La Banque du Canada est indépendante du pouvoir politique, mais son mandat est fixé par le gouvernement tous les cinq ans. Il a été renouvelé en 2021 avec une cible d’inflation qui se situe entre 1 % et 3 %. Le mandat actuel prendra fin le 31 décembre 2026.

Le chef du Parti conservateur, Pierre Poilievre, a également blâmé le premier ministre Justin Trudeau. « Ses déficits inflationnistes ont forcé la Banque du Canada à augmenter les taux d’intérêt plus rapidement que dans toute l’histoire monétaire de notre pays, et maintenant, il veut ajouter encore de l’inflation avec ses déficits inflationnistes », a-t-il réagi.

Il n’a pas répété la promesse de congédier le gouverneur de la banque centrale qu’il avait faite en juillet dernier.

La ministre des Finances, Chrystia Freeland, n’a pas manqué de rappeler ces « propos irresponsables » en marge d’une conférence de presse.

Elle a défendu par la même occasion l’indépendance de la Banque du Canada, qui offre « une stabilité institutionnelle » et donne de « la crédibilité à la politique économique et fiscale » du gouvernement.

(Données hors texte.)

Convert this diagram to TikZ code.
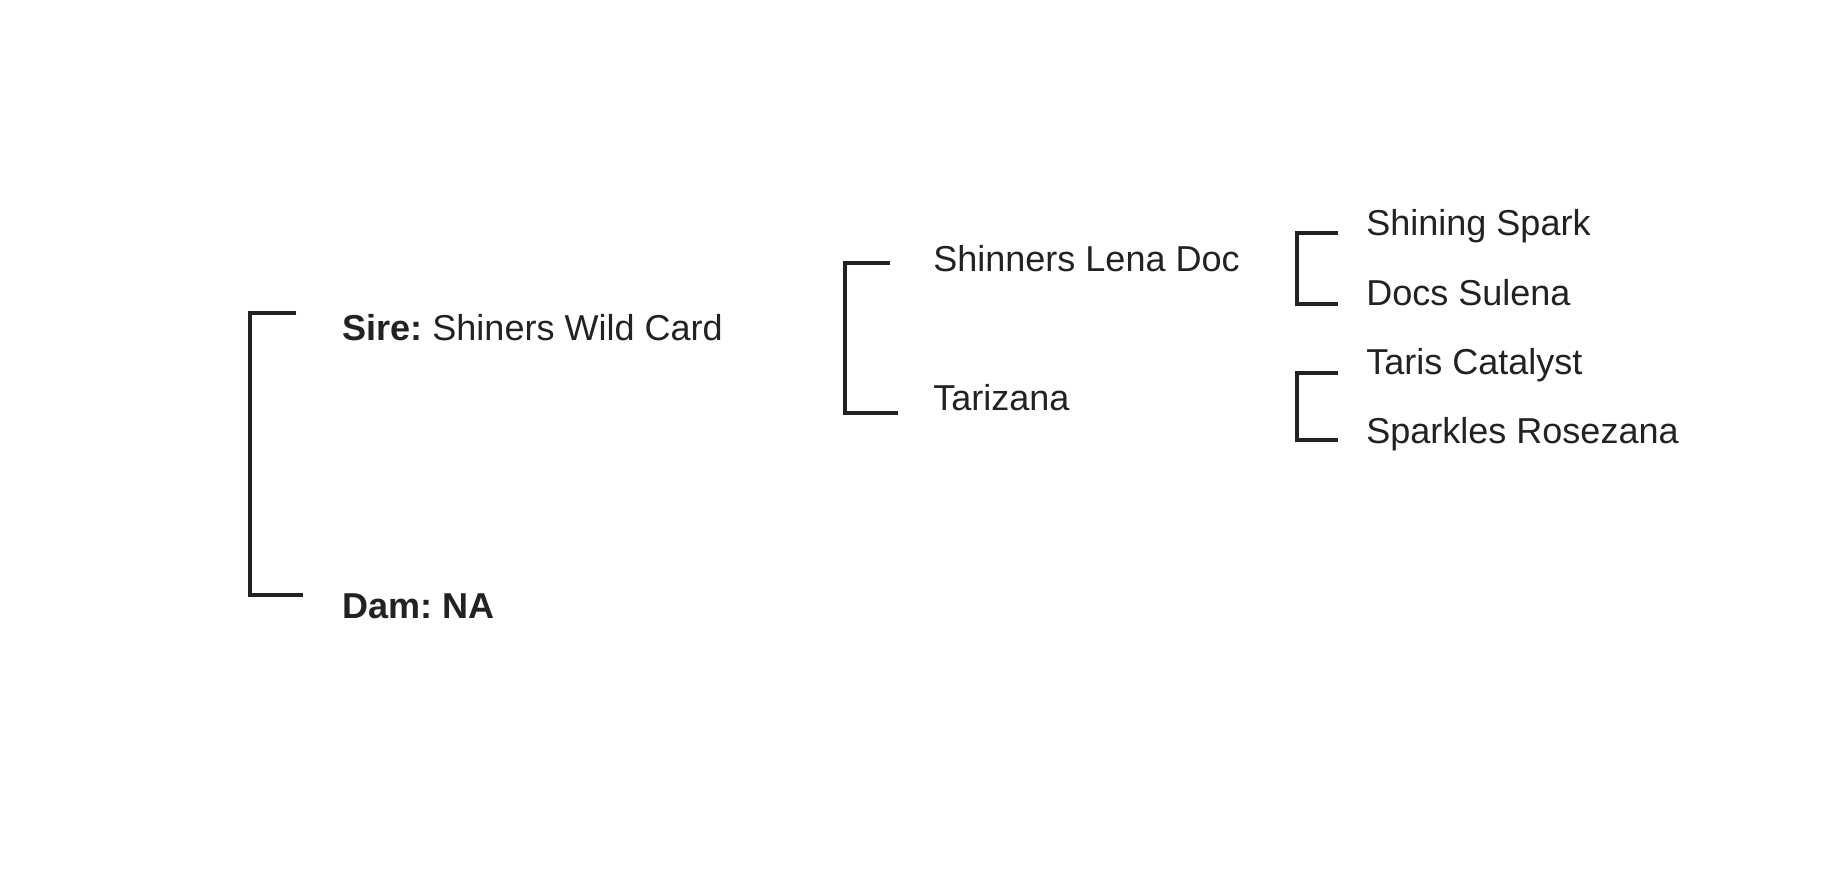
\documentclass[tikz,border=0pt]{standalone}
\usepackage{fontspec}
\setmainfont{Liberation Sans}
\definecolor{pedink}{HTML}{222222}
\frenchspacing

\begin{document}
\begin{tikzpicture}[x=0.02cm, y=-0.02cm, text=pedink,
    font=\fontsize{20.5}{24}\selectfont,
    horse/.style={anchor=base west, inner sep=0pt},
    bracket/.style={draw=pedink, line width=2.3pt},
  ]
  \useasboundingbox (0, 0) rectangle (1822, 886);

  % parents
  \node[horse] (sire) at (342, 340) {\textbf{Sire:} Shiners Wild Card};
  \node[horse] (dam) at (342, 618) {\textbf{Dam: NA}};

  % sire's parents
  \node[horse] (lenadoc) at (933, 271) {Shinners Lena Doc};
  \node[horse] (tarizana) at (933, 410) {Tarizana};

  % great-grandparents
  \node[horse] (shining) at (1366, 235) {Shining Spark};
  \node[horse] (sulena) at (1366, 305) {Docs Sulena};
  \node[horse] (catalyst) at (1366, 374) {Taris Catalyst};
  \node[horse] (rosezana) at (1366, 443) {Sparkles Rosezana};

  % brackets joining each pair
  \draw[bracket] ([shift={(-46,-27)}]sire.base west) -- ++(-46, 0)
    |- ([shift={(-39,-23)}]dam.base west);
  \draw[bracket] ([shift={(-43,-8)}]lenadoc.base west) -- ++(-45, 0)
    |- ([shift={(-35,3)}]tarizana.base west);
  \draw[bracket] ([shift={(-28,-2)}]shining.base west) -- ++(-41, 0)
    |- ([shift={(-28,-1)}]sulena.base west);
  \draw[bracket] ([shift={(-28,-1)}]catalyst.base west) -- ++(-41, 0)
    |- ([shift={(-28,-3)}]rosezana.base west);
\end{tikzpicture}
\end{document}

Elle a tout de même indiqué que la stabilisation du taux directeur est un « soulagement bienvenu » pour les Canadiens.

Le taux d’inflation est passé de 8,1 % juin 2022 à 3,3 % en juillet de cette année, a-t-elle également souligné dans un communiqué.

« C’est une bonne nouvelle pour les ménages et l’économie en général », a réagi à son tour le porte-parole du Bloc québécois en matière de finances, Gabriel Ste-Marie. « Ce n’est jamais facile de ramener l’inflation dans la fourchette visée. »

L’économiste de formation a lui aussi insisté sur le respect de l’indépendance de la Banque du Canada. « C’est au gouvernement via ses politiques budgétaires de venir compenser les effets négatifs », a-t-il ajouté. Il lui suggère, entre autres, d’investir davantage dans la construction de logements sociaux. Mme Freeland pourrait également aider les moins nantis en bonifiant, par exemple, la pension de la Sécurité de la vieillesse pour les personnes âgées de 65 à 74 ans. L’augmentation de 10 % accordée l’an dernier par le gouvernement Trudeau ne concerne que les 75 ans et plus.